Néstor Martínez Cristo
Hoy jueves 19 de julio se cumplen 39 años del triunfo de la revolución sandinista y Nicaragua está sumida en una de las peores crisis de su historia reciente.
Atrapado entre la represión desatada por las fuerzas del orden a su cargo y las acciones violentas de grupos paramilitares en contra de las manifestaciones sociales que demandan su renuncia como presidente de Nicaragua, Daniel Ortega se deslegitima cada día.
De abril a la fecha, cuando intentó imponer modificaciones a la seguridad social de los nicaragüenses, las diferencias del régimen de Ortega con grupos de la sociedad civil se profundizaron a tal grado que los intentos para el diálogo y la pacificación no prosperaron, y en cambio los enfrentamientos callejeros se multiplican y arrojan ya un saldo estimado en alrededor de 300 muertos, y decenas de heridos y detenidos.
El gobierno no halla la forma de evitar que las protestas continúen reproduciéndose y, en su perplejidad, sólo atina a acusar a los manifestantes de actuar con intenciones golpistas. Las protestas civiles comenzaron siendo pacíficas, pero en días recientes algunos opositores se han armado con morteros de fabricación casera y cocteles molotov.
Lo cierto es que desde que asumió por primera vez la presidencia de Nicaragua, en 1979, Daniel Ortega demostró ser un revolucionario, pero no un demócrata. Cuando en 1990 perdió el poder de manera sorpresiva por la vía electoral, el ex dirigente sandinista comenzó a preparar pacientemente su regreso mediante el debilitamiento de las instituciones nacionales.
Y desde su retorno a la presidencia, en 2007, Daniel Ortega ha conseguido tener un control casi absoluto sobre el Estado. El Congreso, los tribunales, el ejército, la policía y varios medios de comunicación se han alineado a sus deseos e incluso a sus afanes de perpetuarse en el poder.
La mano dura y un nepotismo exacerbado, que entre otras cosas ha llevado a la primera dama a ser también la vicepresidenta de la nación, son rasgos que han marcado al actual régimen nicaragüense, en un contexto complejo de una muy endeble democracia, que se tambalea sobre una de las economías más empobrecidas del hemisferio.

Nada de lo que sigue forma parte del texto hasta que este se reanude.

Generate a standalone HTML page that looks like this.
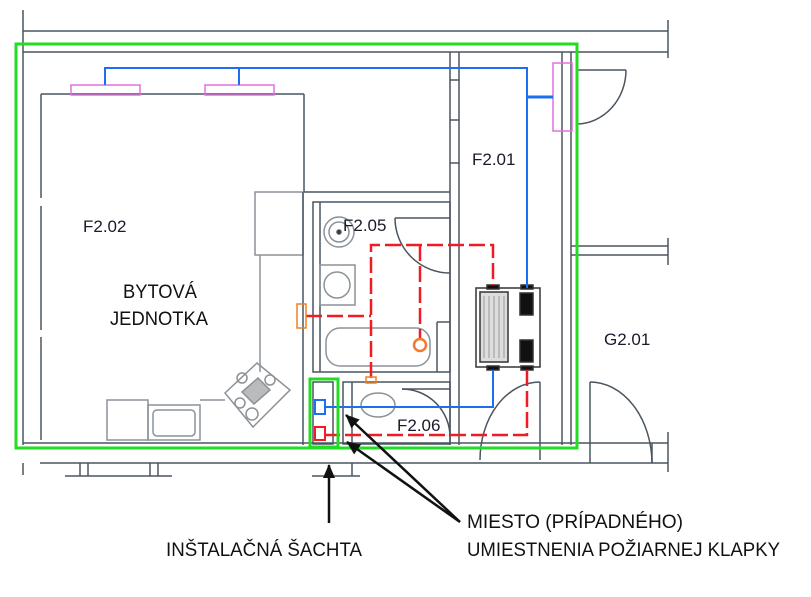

La condena por la represión del gobierno de Ortega contra civiles y la exigencia sobre el inmediato desarme de los grupos paramilitares ha crecido durante los recientes días, en particular a partir del fin de semana pasado, cuando dos hechos violentos atrajeron la atención de la comunidad internacional y sacudieron a un –hasta entonces– envalentonado mandatario: la intentona de recuperar a balazos el campus de la Universidad Nacional Autónoma de Nicaragua (UNAN) –considerado el último bastión de la resistencia estudiantil–, y el asalto de policías y paramilitares a la ciudad rebelde de Masaya y de otros poblados vecinos, para levantar bloqueos a carreteras y que deparó en una docena de muertos.
Ambos episodios son muestra del encono y de la desesperación del gobierno ante las crecientes protestas. No puede esperarse que las manifestaciones bajen de tono y menos que cesen por sí mismas. Se requiere de una mayor sensibilidad de parte del presidente Ortega y de un cambio en la estrategia que haga posible lo hasta hoy inviable: dirimir las diferencias mediante el diálogo y la concertación.
A los ojos de la comunidad internacional, Daniel Ortega es el responsable directo de la represión violenta y de las muertes, por lo que éste no puede pretender echar sobre otros las culpas de lo ocurrido y de lo que pueda venir.
La demanda de algunos sectores nicaragüenses para que se convoque a elecciones anticipadas debe ser sopesada por el presidente, pues pudiera representar una salida viable a un conflicto que escala y el inicio del restablecimiento del estado de derecho, situación indispensable para restañar el tejido social y alcanzar la concordia en Nicaragua.
Corresponde pues a Ortega recuperar un poco de la humildad y de los valores de antaño para dar muestras de prudencia y sensatez. De dejar a un lado posiciones autoritarias que lo hacen ver como una caricatura de sí mismo y, peor, que lo semejan cada vez más a Anastasio Somoza.